As well written as Torso was it does feature a few flaws such as besides the female characters nobody else really serves a purpose other than to be a suspect and then killed off, but with that said Torso does make for a nice mystery on the identity of the killer, but I think it’s safe to say it wasn’t the obvious choices as that would be too easy. The one thing I really loved about the script is Jane isn’t the typical character found in these movies that often always make stupid mistakes; Jane is one of the smartest characters and makes smart choices and while she does make a few mistakes rather than be annoying it makes sense and is logical and my only complaint is that it should have been Jane that stopped the killer after how smart she was on surviving, but while women may have dominated European cinema it was always the men who saved the day in the end and in other movies that is perfectly fine, but Jane for being not just a well-written character, but a smart one as well deserved to be the one who stops the killer. The only complaint I really have is I didn’t really care for the motivation of the killer, but despite that problem I have it in no way takes away from the script or movie.
Like I sometimes state in other reviews horror doesn’t always feature smart writing and Italian horror at least in the 80s despite how entertaining them were I don’t think can be cited for the screenplays, but 70s Italian horror was quite different and didn’t feature some of the silly dialogue found later in the 80s and Torso is very well written and Ernesto Gastaldi who wrote a lot of fantastic screenplays in the 70s (including writing other movies for Martino) is one of the sadly forgotten writers of the horror genre.

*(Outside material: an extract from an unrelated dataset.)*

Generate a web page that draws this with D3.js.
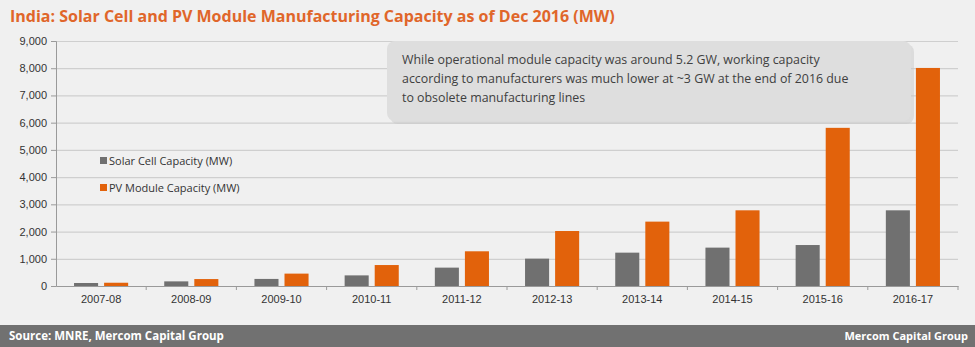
<!DOCTYPE html>
<html>
<head>
<meta charset="utf-8">
<script src="https://cdn.jsdelivr.net/npm/d3@7"></script>
<style>
  body { margin: 0; background: #f0f0f0; }
  svg { display: block; font-family: "Open Sans", "Noto Sans", sans-serif; }
</style>
</head>
<body>
<div id="chart"></div>
<script>
// data
var years = ["2007-08", "2008-09", "2009-10", "2010-11", "2011-12", "2012-13", "2013-14", "2014-15", "2015-16", "2016-17"];
var cellCapacity = [110, 170, 260, 390, 675, 1005, 1225, 1410, 1505, 2780];
var moduleCapacity = [120, 255, 455, 770, 1275, 2020, 2365, 2780, 5810, 8010];
var seriesNames = ["Solar Cell Capacity (MW)", "PV Module Capacity (MW)"];
var yTicks = [0, 1000, 2000, 3000, 4000, 5000, 6000, 7000, 8000, 9000];
var noteLines = [
    "While operational module capacity was around 5.2 GW, working capacity",
    "according to manufacturers was much lower at ~3 GW at the end of 2016 due",
    "to obsolete manufacturing lines"
];

var W = 975, H = 347;
var margin = { top: 41, right: 17, bottom: 61, left: 56 },
    width = W - margin.left - margin.right,
    height = H - margin.top - margin.bottom;

var colors = ["#707070", "#e2620b"];

var svg = d3.select("#chart")
    .append("svg")
    .attr("width", W)
    .attr("height", H);

svg.append("rect").attr("width", W).attr("height", H).attr("fill", "#f0f0f0");

// title
svg.append("text")
    .attr("x", 10)
    .attr("y", 22)
    .attr("fill", "#e0662a")
    .style("font-size", "16px")
    .style("font-weight", "bold")
    .text("India: Solar Cell and PV Module Manufacturing Capacity as of Dec 2016 (MW)");

var g = svg.append("g")
    .attr("transform", "translate(" + margin.left + "," + margin.top + ")");

var x = d3.scaleBand()
    .domain(years)
    .range([0, width]);

var x1 = d3.scaleBand()
    .domain([0, 1])
    .range([0, x.bandwidth()])
    .paddingInner(0.2)
    .paddingOuter(0.6);

var y = d3.scaleLinear()
    .domain([0, 9000])
    .range([height, 0]);

// gridlines
g.append("g")
    .selectAll("line")
    .data(yTicks.slice(1))
    .enter()
    .append("line")
    .attr("x1", 0)
    .attr("x2", width)
    .attr("y1", function (d) { return y(d) + 0.5; })
    .attr("y2", function (d) { return y(d) + 0.5; })
    .attr("stroke", "#cfcfcf")
    .attr("stroke-width", 1.2);

// y axis
var yAxis = g.append("g")
    .call(d3.axisLeft(y).tickValues(yTicks).tickFormat(d3.format(",")).tickSize(5).tickPadding(4));
yAxis.select(".domain").attr("stroke", "#9a9a9a");
yAxis.selectAll(".tick line").attr("stroke", "#9a9a9a");
yAxis.selectAll("text").attr("fill", "#333").style("font-size", "11px");

// bars
var groups = g.selectAll(".year")
    .data(years)
    .enter()
    .append("g")
    .attr("transform", function (d) { return "translate(" + x(d) + ",0)"; });

groups.selectAll("rect")
    .data(function (d, i) { return [cellCapacity[i], moduleCapacity[i]]; })
    .enter()
    .append("rect")
    .attr("x", function (d, j) { return x1(j); })
    .attr("width", x1.bandwidth())
    .attr("y", function (d) { return y(d); })
    .attr("height", function (d) { return height - y(d); })
    .attr("fill", function (d, j) { return colors[j]; });

// x axis
var xAxis = g.append("g")
    .attr("transform", "translate(0," + height + ")")
    .call(d3.axisBottom(x).tickSize(0).tickPadding(9));
xAxis.select(".domain").attr("stroke", "#9a9a9a");
xAxis.selectAll("text").attr("fill", "#333").style("font-size", "11px");
xAxis.selectAll(".sep")
    .data(years.slice(1).concat(["end"]))
    .enter()
    .append("line")
    .attr("x1", function (d, i) { return x.step() * (i + 1); })
    .attr("x2", function (d, i) { return x.step() * (i + 1); })
    .attr("y1", 0)
    .attr("y2", 4)
    .attr("stroke", "#9a9a9a");

// legend
var legend = svg.append("g").attr("transform", "translate(100,161)");
seriesNames.forEach(function (name, i) {
    var row = legend.append("g").attr("transform", "translate(0," + (i * 27) + ")");
    row.append("rect").attr("x", 0).attr("y", -4).attr("width", 7).attr("height", 7).attr("fill", colors[i]);
    row.append("text")
        .attr("x", 9)
        .attr("y", 4)
        .attr("fill", "#333")
        .style("font-size", "11px")
        .text(name);
});

// annotation box
var note = svg.append("g");
note.append("rect")
    .attr("x", 390).attr("y", 44)
    .attr("width", 524).attr("height", 80)
    .attr("rx", 8)
    .attr("fill", "#c8c8c8")
    .attr("opacity", 0.5);
note.append("rect")
    .attr("x", 387).attr("y", 41)
    .attr("width", 524).attr("height", 80)
    .attr("rx", 8)
    .attr("fill", "#dedede");
note.selectAll("text")
    .data(noteLines)
    .enter()
    .append("text")
    .attr("x", 402)
    .attr("y", function (d, i) { return 64 + i * 19; })
    .attr("fill", "#404040")
    .style("font-size", "12.4px")
    .text(function (d) { return d; });

// footer
svg.append("rect")
    .attr("x", 0).attr("y", 325)
    .attr("width", W).attr("height", 22)
    .attr("fill", "#717171");
svg.append("text")
    .attr("x", 9).attr("y", 340)
    .attr("fill", "#fff")
    .style("font-size", "11.5px").style("font-weight", "bold")
    .text("Source: MNRE, Mercom Capital Group");
svg.append("text")
    .attr("x", 968).attr("y", 340)
    .attr("text-anchor", "end")
    .attr("fill", "#fff")
    .style("font-size", "11px").style("font-weight", "bold")
    .text("Mercom Capital Group");
</script>
</body>
</html>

As director Sergio Martino delivers an excellent and creepy movie; the first half of the movie is well-paced with a lot of suspense, but the middle sections the pacing can become a little sluggish, but Martino still manages to keep the movie interesting, but what makes Torso so memorable at least for me is the final act. After all of Jane’s friends are killed, which happen off-screen, which some people say they felt cheated, but I thought it worked brilliantly, but Jane is left alone in the house with the killer who at the time is unaware she’s there and the final act features very little dialogue and it’s all about the suspense and tension and you’ll be hard pressed to find something more tense than this.
While Torso has a large cult following it does deserve to be far better known that it is; the first half of the movie there is plenty of suspense and sleaze and even though as mentioned the middle sections can be a little slow it never gets boring and I really cannot stress how truly suspense and tension filled the final act was; I would urge anyone that wants to be a horror filmmaker to pay close attention to the final act as its prime example on how to build suspense and tension. Torso is also often cited for its violence and nudity and while there is no shortage of beautiful women naked it’s not nearly as sleazy as its reputation and while Torso does feature a good sized body count the movie doesn’t focus on the death scenes, which is a good thing since the F/X weren’t very good in fairness make up F/X were still developing, but even for its time they were a bit sub-par. Regardless the death scenes are staged great and even if they F/X weren’t all that great the set up on the death scenes are filled with suspense.
Overall Torso is one of the very best Giallos of the 70s and one of the very best in general. The writing is strong with interesting characters and the film is loaded with suspense with one of the all-time great final acts. While Sergio Martino may not be the most known name in the horror genre he is truly an excellent filmmaker that deserves far more credit than he gets.